Because, with the recession which took up most of his first term and the obstructionist tactics of the Republicans in Congress, President Obama has been kept from making many changes except for Obamacare, on which more in a moment. There is every reason to believe that if elected, Romney would restore many of W’s policies: continuing and deepening tax cuts for the affluent; reviving DOMA and appointing Supreme Court justices sympathetic to other social conservative positions, including repealing Roe v. Wade; and bringing back W’s neocon foreign policy thinkers who created the mess we’re still mired in. Also, because the bulk of Obamacare doesn’t roll out until 2014, if Mitt Romney is elected he will have the one opportunity to kill it before people feel its benefits.

In contrast, if Obama is reelected, as I said in my endorsement last week, “Now that we’ve just barely managed to climb out of the hole Bush dug us into, I look forward to seeing President Obama preside over the rest of the recovery, the end of the war, and the full rollout of Obamacare.” It will be trickle-down economics and neocon foreign policy that are consigned to the history books (at least for a while.)

The grain of truth in the far left’s “there’s no difference” argument is that Obamacare actually is not universal healthcare, that overturning Roe does not make abortion illegal, that both parties coddle Wall Street. On November 7, both parties will still be beholden to special interests and big money. But even so, this election will affect our nation’s trajectory, potentially for decades to come.

In the 1970s, with a Republican party badly damaged by an extremely unpopular two-term president (Richard Nixon), a highly intelligent and decent Democrat, Jimmy Carter, was able to win the presidency. But after four years of presiding over an economic train wreck and a messy international policy (with a newly radical Iran center stage) — neither of which were of his making — Carter, who was undeniably a mediocre manager and leader, was in a very weak position. The centrist Democrat’s chances were further damaged by an attack from the left of his party.

Ultimately, in a three-way race in which Ronald Reagan won just 50.7%, the trajectory of this country was changed for decades. Not only because Reagan’s positions were very different from Carter’s, but perhaps more importantly because Reagan’s argument was based largely on denouncing and ridiculing Carter’s policies and leadership.

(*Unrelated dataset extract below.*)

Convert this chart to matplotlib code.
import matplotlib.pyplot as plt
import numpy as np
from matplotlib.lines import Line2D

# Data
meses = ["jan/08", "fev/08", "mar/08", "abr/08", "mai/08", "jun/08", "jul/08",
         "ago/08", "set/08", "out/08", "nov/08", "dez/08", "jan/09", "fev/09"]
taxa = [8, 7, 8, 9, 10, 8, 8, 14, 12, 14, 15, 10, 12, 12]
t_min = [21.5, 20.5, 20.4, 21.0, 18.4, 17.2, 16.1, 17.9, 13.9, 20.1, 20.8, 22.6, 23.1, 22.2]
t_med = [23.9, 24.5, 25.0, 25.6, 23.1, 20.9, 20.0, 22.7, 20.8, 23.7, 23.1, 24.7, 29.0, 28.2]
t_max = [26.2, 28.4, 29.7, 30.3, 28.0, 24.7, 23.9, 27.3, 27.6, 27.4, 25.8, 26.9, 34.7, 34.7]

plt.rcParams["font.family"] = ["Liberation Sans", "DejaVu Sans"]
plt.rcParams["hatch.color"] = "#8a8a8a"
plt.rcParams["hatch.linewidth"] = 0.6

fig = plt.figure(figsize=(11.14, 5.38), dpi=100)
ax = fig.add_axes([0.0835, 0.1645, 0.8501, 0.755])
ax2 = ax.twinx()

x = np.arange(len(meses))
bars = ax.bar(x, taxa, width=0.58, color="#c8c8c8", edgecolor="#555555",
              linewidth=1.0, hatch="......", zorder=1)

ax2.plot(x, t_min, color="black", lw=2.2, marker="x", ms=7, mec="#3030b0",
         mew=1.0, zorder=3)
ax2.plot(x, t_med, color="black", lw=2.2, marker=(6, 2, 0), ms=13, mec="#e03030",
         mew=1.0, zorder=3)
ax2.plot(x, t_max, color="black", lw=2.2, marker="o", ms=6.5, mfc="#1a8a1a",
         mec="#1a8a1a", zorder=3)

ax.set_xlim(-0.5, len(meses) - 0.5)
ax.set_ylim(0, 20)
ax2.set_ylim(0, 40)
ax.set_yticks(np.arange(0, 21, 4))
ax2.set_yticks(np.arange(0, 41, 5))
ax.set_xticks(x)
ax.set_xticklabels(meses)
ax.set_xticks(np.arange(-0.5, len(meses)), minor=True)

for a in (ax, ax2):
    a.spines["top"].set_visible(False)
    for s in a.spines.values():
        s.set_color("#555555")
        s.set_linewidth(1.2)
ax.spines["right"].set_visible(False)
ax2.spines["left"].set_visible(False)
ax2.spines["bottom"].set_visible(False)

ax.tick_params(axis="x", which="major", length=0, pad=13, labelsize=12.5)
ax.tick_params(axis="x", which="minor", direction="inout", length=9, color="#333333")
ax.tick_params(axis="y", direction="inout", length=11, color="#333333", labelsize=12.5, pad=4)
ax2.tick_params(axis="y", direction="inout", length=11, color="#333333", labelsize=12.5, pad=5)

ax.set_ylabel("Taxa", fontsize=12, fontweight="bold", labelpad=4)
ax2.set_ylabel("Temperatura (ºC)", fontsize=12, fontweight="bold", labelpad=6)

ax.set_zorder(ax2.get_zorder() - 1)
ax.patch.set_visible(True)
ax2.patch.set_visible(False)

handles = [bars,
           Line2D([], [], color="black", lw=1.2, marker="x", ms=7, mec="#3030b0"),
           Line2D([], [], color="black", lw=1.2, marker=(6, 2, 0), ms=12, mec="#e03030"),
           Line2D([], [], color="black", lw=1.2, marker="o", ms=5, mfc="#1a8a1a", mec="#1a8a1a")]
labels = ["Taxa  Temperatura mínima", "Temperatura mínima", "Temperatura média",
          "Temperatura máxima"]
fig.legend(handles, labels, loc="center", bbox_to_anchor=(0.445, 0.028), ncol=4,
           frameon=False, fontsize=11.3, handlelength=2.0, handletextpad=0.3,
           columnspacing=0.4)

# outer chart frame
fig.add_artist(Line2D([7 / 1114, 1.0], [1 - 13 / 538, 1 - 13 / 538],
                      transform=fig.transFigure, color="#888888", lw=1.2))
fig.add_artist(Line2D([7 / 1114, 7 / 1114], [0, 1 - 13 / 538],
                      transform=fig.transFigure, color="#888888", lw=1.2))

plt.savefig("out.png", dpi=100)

The Reagan victory by its very nature condemned the Carter presidency to go down in the history books as a failure. Clinton’s victory 12 years later was still on this trajectory. It may be hard for some to remember after eight years of W, but Clinton ran as a conservative Democrat, avoiding the liberal label like the plague, and, in office, implemented “Don’t ask, don’t tell” and wiped out the welfare system as it had existed since the Johnson Administration.

(The comparison to Reagan-Carter breaks down in that Reagan — who I voted for, BTW — was ten times the politician Romney is, and Obama is many times the leader that Carter was.)

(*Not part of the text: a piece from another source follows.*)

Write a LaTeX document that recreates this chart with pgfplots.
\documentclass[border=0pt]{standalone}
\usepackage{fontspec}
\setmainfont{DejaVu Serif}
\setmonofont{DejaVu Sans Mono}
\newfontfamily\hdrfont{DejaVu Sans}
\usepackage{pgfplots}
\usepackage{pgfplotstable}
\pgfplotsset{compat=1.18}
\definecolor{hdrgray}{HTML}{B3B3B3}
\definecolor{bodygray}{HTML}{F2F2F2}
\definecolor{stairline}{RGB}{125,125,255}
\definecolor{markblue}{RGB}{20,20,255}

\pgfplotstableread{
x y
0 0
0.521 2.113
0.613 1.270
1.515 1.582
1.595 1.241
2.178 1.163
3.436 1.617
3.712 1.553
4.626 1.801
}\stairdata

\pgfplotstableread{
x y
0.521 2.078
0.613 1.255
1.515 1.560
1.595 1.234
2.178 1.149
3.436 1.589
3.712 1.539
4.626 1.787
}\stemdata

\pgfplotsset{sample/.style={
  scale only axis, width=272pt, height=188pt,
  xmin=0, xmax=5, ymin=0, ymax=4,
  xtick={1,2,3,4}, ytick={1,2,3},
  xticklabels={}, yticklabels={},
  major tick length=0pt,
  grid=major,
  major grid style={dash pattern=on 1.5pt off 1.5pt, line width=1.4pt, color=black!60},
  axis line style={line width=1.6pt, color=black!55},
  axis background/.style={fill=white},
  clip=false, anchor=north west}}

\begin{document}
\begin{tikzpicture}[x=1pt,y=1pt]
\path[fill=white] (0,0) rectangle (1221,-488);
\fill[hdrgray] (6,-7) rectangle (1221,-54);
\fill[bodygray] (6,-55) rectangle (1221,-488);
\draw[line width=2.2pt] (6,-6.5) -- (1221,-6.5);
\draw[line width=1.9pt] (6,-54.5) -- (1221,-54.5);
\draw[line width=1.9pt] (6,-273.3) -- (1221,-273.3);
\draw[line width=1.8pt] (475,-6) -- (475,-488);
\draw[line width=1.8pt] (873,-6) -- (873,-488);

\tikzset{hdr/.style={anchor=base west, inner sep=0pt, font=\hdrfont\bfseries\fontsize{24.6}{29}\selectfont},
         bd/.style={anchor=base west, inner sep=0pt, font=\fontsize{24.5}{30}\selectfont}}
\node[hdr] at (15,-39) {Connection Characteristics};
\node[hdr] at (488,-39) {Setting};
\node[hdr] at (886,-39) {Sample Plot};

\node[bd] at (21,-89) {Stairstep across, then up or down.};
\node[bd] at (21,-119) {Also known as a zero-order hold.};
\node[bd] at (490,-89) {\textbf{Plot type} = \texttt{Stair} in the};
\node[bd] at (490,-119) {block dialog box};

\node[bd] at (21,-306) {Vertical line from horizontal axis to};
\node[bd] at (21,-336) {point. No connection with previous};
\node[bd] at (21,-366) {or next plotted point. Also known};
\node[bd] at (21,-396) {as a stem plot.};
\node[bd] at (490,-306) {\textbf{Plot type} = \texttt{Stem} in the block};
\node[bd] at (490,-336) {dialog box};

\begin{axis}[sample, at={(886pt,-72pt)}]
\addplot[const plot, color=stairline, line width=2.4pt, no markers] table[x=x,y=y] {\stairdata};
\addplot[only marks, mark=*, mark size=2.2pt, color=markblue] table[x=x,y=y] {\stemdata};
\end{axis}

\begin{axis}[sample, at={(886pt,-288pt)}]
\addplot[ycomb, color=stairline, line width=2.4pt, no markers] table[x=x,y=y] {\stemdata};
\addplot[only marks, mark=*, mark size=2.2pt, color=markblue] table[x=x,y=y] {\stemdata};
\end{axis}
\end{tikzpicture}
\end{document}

This is why the far Right has been so willing to toss their ideology and religious biases aside, at least temporarily, in backing a problematic candidate because they (mistakenly) saw him as highly electable. They know the stakes. A Romney victory could put us back on the trajectory we were on under W, and could footnote the Obama victory of 2008 as a misguided overreaction to the war — a blip in the continuing trend towards deregulation, extreme corporate capitalism, greater economic disparity and neoconservative military policy.

So, I offer this plea to all those who are anywhere left of the far right: If you are thinking about voting for Romney because you’re disappointed in Obama — whether you think he’s gone too far or not far enough, or you’re just frustrated that the economy is still sluggish and want to try something new — understand that if Mitt Romney is elected, policy-wise, you will not get a more competent Obama or a new approach, you will get the return of W’s trajectory: more breaks for the rich, less help for the poor; more corporate influence in Washington, less protection against yet another economic disaster; more military engagement around the world, less affection for the United States among allies and foes alike; more socially conservative activism at the national level, less individual liberty at the personal level.

If that’s what you want, then by all means vote for Romney. I respect your vote and don’t doubt you think it’s the right thing for our country. But if you kind of agree with what Obama stood for four years ago and just want to express your frustration or send a message, please reconsider. Vote against the plutocracy by voting to re-elect President Obama tomorrow. The stakes really are that high.